The request:
Find the string "chart" in the listing and report every line that has it.
★ ★ ★ ★
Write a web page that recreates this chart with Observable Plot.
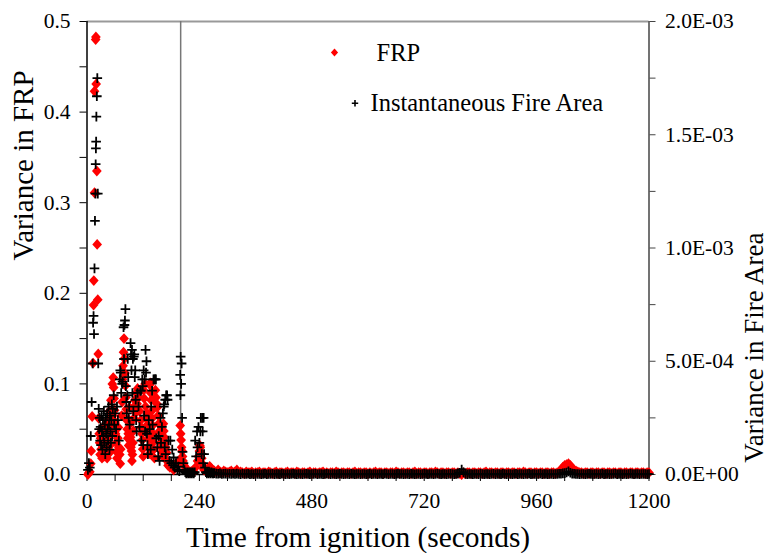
<!DOCTYPE html>
<html><head><meta charset="utf-8">
<script src="https://cdn.jsdelivr.net/npm/d3@7"></script>
<script src="https://cdn.jsdelivr.net/npm/@observablehq/plot@0.6"></script>
<style>body{margin:0;background:#fff}#chart{width:769px;height:553px;overflow:hidden}
#chart svg text{font-family:'Liberation Serif','Times New Roman',serif}</style>
</head><body><div id="chart"></div>
<script>
// FRP variance during the burst: [time (s), variance]
const frpBurst = [[2,0.000],[4,0.002],[6,0.003],[8,0.012],[9,0.026],[11,0.064],[13,0.123],[14,0.187],[14.5,0.214],[16,0.311],[16,0.423],[18.5,0.480],[19,0.483],[19.6,0.431],[21,0.335],[21.7,0.254],[23,0.193],[24,0.133],[25,0.062],[26,0.045],[27,0.035],[28,0.022],[29,0.040],[30,0.028],[31,0.050],[32,0.018],[33,0.033],[34,0.025],[35,0.045],[36,0.020],[37,0.038],[38,0.030],[39,0.055],[40,0.022],[41,0.042],[42,0.035],[43,0.018],[44,0.060],[45,0.028],[46,0.048],[47,0.040],[48,0.070],[49,0.032],[50,0.025],[51,0.082],[52,0.055],[53,0.045],[54,0.100],[55,0.065],[56,0.107],[57,0.096],[58,0.084],[59,0.071],[60,0.058],[61,0.045],[62,0.035],[63,0.025],[64,0.018],[66,0.040],[67,0.052],[68,0.030],[70,0.022],[71,0.012],[72,0.028],[74,0.065],[75,0.080],[76,0.105],[77,0.120],[78,0.135],[79,0.150],[80,0.128],[81,0.112],[82,0.098],[83,0.085],[84,0.072],[85,0.060],[86,0.050],[87,0.040],[88,0.045],[89,0.032],[90,0.060],[91,0.074],[92,0.056],[93,0.041],[94,0.030],[95,0.026],[96,0.015],[97,0.022],[98,0.035],[99,0.048],[100,0.062],[101,0.075],[102,0.082],[104,0.068],[105,0.090],[107,0.078],[108,0.095],[110,0.085],[112,0.070],[114,0.093],[115,0.060],[116,0.052],[117,0.045],[118,0.038],[119,0.028],[120,0.020],[121,0.093],[122,0.084],[124,0.100],[125,0.075],[126,0.062],[128,0.067],[129,0.055],[130,0.048],[131,0.040],[132,0.030],[133,0.023],[134,0.099],[135,0.101],[136,0.090],[137,0.082],[138,0.070],[139,0.062],[140,0.054],[141,0.045],[142,0.036],[143,0.028],[144,0.018],[146,0.093],[147,0.085],[149,0.078],[150,0.074],[152,0.065],[153,0.056],[155,0.048],[156,0.041],[158,0.035],[159,0.030],[160,0.025],[162,0.020],[163,0.056],[164,0.048],[165,0.041],[166,0.036],[168,0.030],[170,0.024],[171,0.015],[173,0.010],[175,0.012],[177,0.008],[180,0.010],[185,0.005],[190,0.012],[195,0.015],[199,0.054],[200,0.045],[201,0.038],[202,0.030],[203,0.026],[204,0.020],[205,0.015],[207,0.010],[210,0.008],[212,0.005],[215,0.003],[218,0.002],[221,0.003],[225,0.004],[228,0.003],[232,0.008],[236,0.015],[238,0.020],[240,0.026],[241,0.032],[242,0.030],[244,0.023],[245,0.018],[246,0.012],[248,0.007],[250,0.005],[253,0.004],[255,0.004],[258,0.006],[262,0.009],[265,0.007],[268,0.004]];

// Instantaneous fire area variance during the burst: [time (s), variance]
const areaBurst = [[2,0.00002],[4,0.00005],[6,0.00003],[8,0.00017],[10,0.00032],[12,0.00049],[13,0.00067],[14,0.00070],[15,0.00062],[16,0.00091],[17,0.00112],[18,0.00124],[18.5,0.00137],[19,0.00144],[19.5,0.00147],[20,0.00158],[21,0.00167],[22,0.00175],[23,0.00124],[24,0.00049],[25,0.00029],[26,0.00020],[27,0.00025],[28,0.00015],[29,0.00021],[30,0.00013],[31,0.00026],[32,0.00019],[33,0.00011],[34,0.00024],[35,0.00017],[36,0.00028],[37,0.00014],[38,0.00022],[39,0.00009],[40,0.00025],[41,0.00018],[42,0.00012],[43,0.00027],[44,0.00020],[45,0.00015],[46,0.00030],[47,0.00022],[48,0.00011],[49,0.00026],[50,0.00019],[51,0.00014],[52,0.00024],[53,0.00031],[54,0.00017],[55,0.00029],[57,0.00035],[58,0.00022],[60,0.00027],[62,0.00020],[64,0.00030],[66,0.00024],[68,0.00015],[70,0.00042],[71,0.00046],[72,0.00045],[73,0.00036],[75,0.00040],[76,0.00041],[78,0.00065],[79,0.00051],[80,0.00066],[81,0.00068],[82,0.00073],[83,0.00039],[84,0.00032],[85,0.00027],[86,0.00035],[87,0.00051],[88,0.00043],[89,0.00025],[90,0.00030],[91,0.00022],[93,0.00058],[94,0.00053],[95,0.00046],[96,0.00055],[97,0.00036],[98,0.00051],[99,0.00028],[100,0.00052],[101,0.00053],[102,0.00043],[103,0.00046],[104,0.00033],[105,0.00024],[106,0.00019],[108,0.00036],[110,0.00030],[112,0.00021],[114,0.00037],[115,0.00037],[116,0.00015],[118,0.00042],[119,0.00039],[120,0.00013],[121,0.00046],[122,0.00026],[123,0.00042],[124,0.00019],[125,0.00055],[126,0.00045],[127,0.00050],[128,0.00018],[129,0.00013],[130,0.00009],[132,0.00024],[134,0.00020],[136,0.00011],[137,0.00030],[139,0.00037],[140,0.00022],[142,0.00042],[144,0.00042],[146,0.00042],[147,0.00042],[148,0.00016],[150,0.00012],[152,0.00008],[153,0.00017],[155,0.00006],[157,0.00025],[158,0.00014],[160,0.00021],[162,0.00027],[164,0.00030],[165,0.00031],[166,0.00012],[167,0.00033],[168,0.00009],[169,0.00035],[171,0.00035],[172,0.00033],[174,0.00015],[176,0.00006],[178,0.00015],[180,0.00005],[182,0.00011],[184,0.00004],[185,0.000075],[187,0.00003],[190,0.00005],[193,0.00002],[195,0.000035],[197,0.000015],[199,0.00044],[199.5,0.00035],[200,0.00052],[201,0.00040],[202,0.00049],[203,0.00025],[204,0.00010],[206,0.00005],[208,0.00002],[210,0.00001],[212,0.000005],[214,0.00001],[216,0.000005],[218,0.00001],[220,0.000005],[222,0.00001],[224,0.000005],[226,0.00001],[228,0.000005],[230,0.00001],[231,0.00015],[233,0.00008],[235,0.00019],[236,0.00012],[238,0.00021],[240,0.00014],[242,0.00019],[243,0.00025],[245,0.00009],[246,0.00025],[247,0.00019],[248,0.00005],[249,0.00025],[250,0.00009],[252,0.00003],[254,0.00001],[256,0.000005],[258,0.00001],[260,0.000005],[262,0.00001],[264,0.000005],[266,0.00001],[268,0.000005],[270,0.000005]];

// Quiet tail, sampled every tailStep seconds from tailStart
const tailStart = 272;
const tailStep = 4;
// FRP variance in the tail, in units of 1e-3
const tailFrpMilli = [
  4,3,5,3,2,4,3,2,3,4, 2,3,5,2,3,2,1,3,2,2, 3,1,2,2,3,1,2,2,1,3, 2,1,2,3,1,2,2,1,2,3,
  1,2,2,1,3,2,1,2,2,1, 2,3,1,2,2,1,2,2,3,1, 2,1,2,2,1,3,2,1,2,2, 1,2,2,1,2,3,1,2,2,1,
  2,2,1,2,1,2,3,1,2,2, 1,2,2,1,2,2,1,3,2,1, 2,2,1,2,2,1,2,3,1,2, 2,1,2,2,1,2,2,1,3,2,
  1,2,2,1,2,2,1,2,2,1, 2,1,0,2,1,2,2,1,2,2, 1,2,2,1,2,3,1,2,2,1, 2,2,1,2,2,1,2,2,1,2,
  2,1,2,2,1,3,2,1,2,2, 1,2,2,1,2,2,1,2,2,1, 2,2,1,2,3,5,8,10,11,12, 10,7,5,4,3,2,2,1,2,2,
  1,2,2,1,2,2,1,2,2,1, 2,2,1,2,2,1,2,2,1,2, 2,1,2,2,1,2,2,1,2,2, 1,2,2];
// Fire area variance in the tail, in units of 1e-6
const tailAreaMicro = [
  6,4,3,5,2,3,4,2,3,2, 3,2,4,2,1,3,2,2,3,1, 2,1,3,2,2,1,2,3,1,2, 2,3,1,2,2,1,3,2,1,2,
  1,2,3,2,1,2,2,1,2,3, 2,1,2,2,3,1,2,2,1,2, 3,2,1,2,2,1,2,3,2,1, 2,2,1,3,2,1,2,2,1,2,
  2,1,2,3,1,2,2,1,2,2, 1,3,2,1,2,2,1,2,3,2, 2,1,2,2,1,3,2,1,2,2, 1,2,3,2,1,2,2,1,2,3,
  2,1,2,2,1,2,3,2,1,2, 3,8,22,10,2,1,2,2,1,2, 2,1,3,2,1,2,2,1,2,3, 1,2,2,1,3,2,1,2,2,1,
  2,3,1,2,2,1,2,2,3,1, 2,2,1,2,3,1,2,2,1,2, 2,1,2,2,3,3,5,6,9,14, 8,4,3,2,2,1,2,2,1,2,
  3,2,1,2,2,1,2,3,1,2, 2,1,2,2,3,1,2,2,1,2, 1,2,3,2,1,2,2,1,2,2, 2,1,2];

const xTicks = [0, 240, 480, 720, 960, 1200];
const xMinorTicks = [60, 120, 180, 300, 360, 420, 540, 600, 660, 780, 840, 900, 1020, 1080, 1140];
const frpTicks = [0, 0.1, 0.2, 0.3, 0.4, 0.5];
const frpMinorTicks = [0.05, 0.15, 0.25, 0.35, 0.45];
const areaTicks = [0, 5e-4, 1e-3, 1.5e-3, 2e-3];
const areaMinorTicks = [2.5e-4, 7.5e-4, 1.25e-3, 1.75e-3];
const markerTimes = [200];
const legendLabels = ["FRP", "Instantaneous Fire Area"];
const xTitle = "Time from ignition (seconds)";
const yLeftTitle = "Variance in FRP";
const yRightTitle = "Variance in Fire Area";

// right axis is a linear rescale of the left one
const k = frpTicks[frpTicks.length - 1] / areaTicks[areaTicks.length - 1];
const frp = frpBurst.map(([t, v]) => ({t, v}))
  .concat(tailFrpMilli.map((m, i) => ({t: tailStart + i * tailStep, v: m / 1000})));
const area = areaBurst.map(([t, a]) => ({t, v: a * k}))
  .concat(tailAreaMicro.map((m, i) => ({t: tailStart + i * tailStep, v: m * 1e-6 * k})));

function sci(a) {
  if (a === 0) return "0.0E+00";
  const e = Math.floor(Math.log10(a) + 1e-9);
  const m = a / Math.pow(10, e);
  return m.toFixed(1) + "E" + (e < 0 ? "-" : "+") + String(Math.abs(e)).padStart(2, "0");
}

const diamond = {draw(ctx, size) {
  const h = Math.sqrt(size / Math.PI), w = h * 0.9;
  ctx.moveTo(0, -h); ctx.lineTo(w, 0); ctx.lineTo(0, h); ctx.lineTo(-w, 0); ctx.closePath();
}};
const plus = {draw(ctx, size) {
  const r = Math.sqrt(size / Math.PI);
  ctx.moveTo(-r, 0); ctx.lineTo(r, 0); ctx.moveTo(0, -r); ctx.lineTo(0, r);
}};

const font = "'Liberation Serif', 'Times New Roman', serif";
const xMin = xTicks[0], xMax = xTicks[xTicks.length - 1];
const yMin = frpTicks[0], yMax = frpTicks[frpTicks.length - 1];

const chart = Plot.plot({
  width: 769, height: 553,
  marginLeft: 86.5, marginRight: 120.5, marginTop: 21, marginBottom: 79,
  style: {fontFamily: font, background: "#fff", color: "#000"},
  x: {domain: [xMin, xMax]},
  y: {domain: [yMin, yMax]},
  marks: [
    Plot.ruleY([yMax], {stroke: "#999", strokeWidth: 2}),
    Plot.ruleX([xMax], {stroke: "#444", strokeWidth: 1.5}),
    Plot.ruleX(markerTimes, {stroke: "#777", strokeWidth: 1.5}),
    Plot.axisX(xTicks, {tickSize: 7, tickPadding: 11, fontSize: 21.5, fontFamily: font, label: null, tickFormat: d => String(d), stroke: "#000"}),
    Plot.axisX(xMinorTicks, {tickSize: 7, label: null, tickFormat: () => "", stroke: "#000"}),
    Plot.axisY(frpTicks, {tickSize: 7, tickPadding: 9.5, fontSize: 21.5, fontFamily: font, label: null, tickFormat: d3.format(".1f"), stroke: "#000"}),
    Plot.axisY(frpMinorTicks, {tickSize: 7, label: null, tickFormat: () => "", stroke: "#000"}),
    Plot.axisY(areaTicks.map(a => a * k), {anchor: "right", tickSize: 6, tickPadding: 10, fontSize: 21.5, fontFamily: font, label: null, tickFormat: (d, i) => sci(areaTicks[i]), stroke: "#444"}),
    Plot.axisY(areaMinorTicks.map(a => a * k), {anchor: "right", tickSize: 6, label: null, tickFormat: () => "", stroke: "#444"}),
    Plot.ruleX([xMin], {stroke: "#000", strokeWidth: 1.5}),
    Plot.ruleY([yMin], {stroke: "#000", strokeWidth: 1.5}),
    Plot.dot(frp, {x: "t", y: "v", symbol: diamond, r: 5.4, fill: "#ff0000", stroke: "none"}),
    Plot.dot(area, {x: "t", y: "v", symbol: plus, r: 4.8, fill: "none", stroke: "#000", strokeWidth: 1.8}),
    // legend
    Plot.dot([legendLabels[0]], {frameAnchor: "top-left", dx: 247.5, dy: 31, symbol: diamond, r: 4, fill: "#ff0000", stroke: "none"}),
    Plot.text([legendLabels[0]], {text: d => d, frameAnchor: "top-left", dx: 289.5, dy: 32, textAnchor: "start", lineAnchor: "middle", fontSize: 24.5, fontFamily: font}),
    Plot.dot([legendLabels[1]], {frameAnchor: "top-left", dx: 268, dy: 81.7, symbol: plus, r: 3.2, fill: "none", stroke: "#000", strokeWidth: 1.6}),
    Plot.text([legendLabels[1]], {text: d => d, frameAnchor: "top-left", dx: 283.5, dy: 82, textAnchor: "start", lineAnchor: "middle", fontSize: 24.5, fontFamily: font}),
    // titles
    Plot.text([xTitle], {text: d => d, frameAnchor: "bottom", dx: -10, dy: 72, lineAnchor: "bottom", fontSize: 29.4, fontFamily: font}),
    Plot.text([yLeftTitle], {text: d => d, frameAnchor: "left", rotate: -90, dx: -63, dy: 12.5, lineAnchor: "middle", fontSize: 29, fontFamily: font}),
    Plot.text([yRightTitle], {text: d => d, frameAnchor: "right", rotate: -90, dx: 105.5, dy: -15.5, lineAnchor: "middle", fontSize: 27, fontFamily: font})
  ]
});
document.getElementById("chart").appendChild(chart);
</script>
</body></html>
★ ★ ★ ★
Finished answer:
Write a web page that recreates this chart with Observable Plot.
<style>body{margin:0;background:#fff}#chart{width:769px;height:553px;overflow:hidden}
#chart svg text{font-family:'Liberation Serif','Times New Roman',serif}</style>
</head><body><div id="chart"></div>
const chart = Plot.plot({
document.getElementById("chart").appendChild(chart);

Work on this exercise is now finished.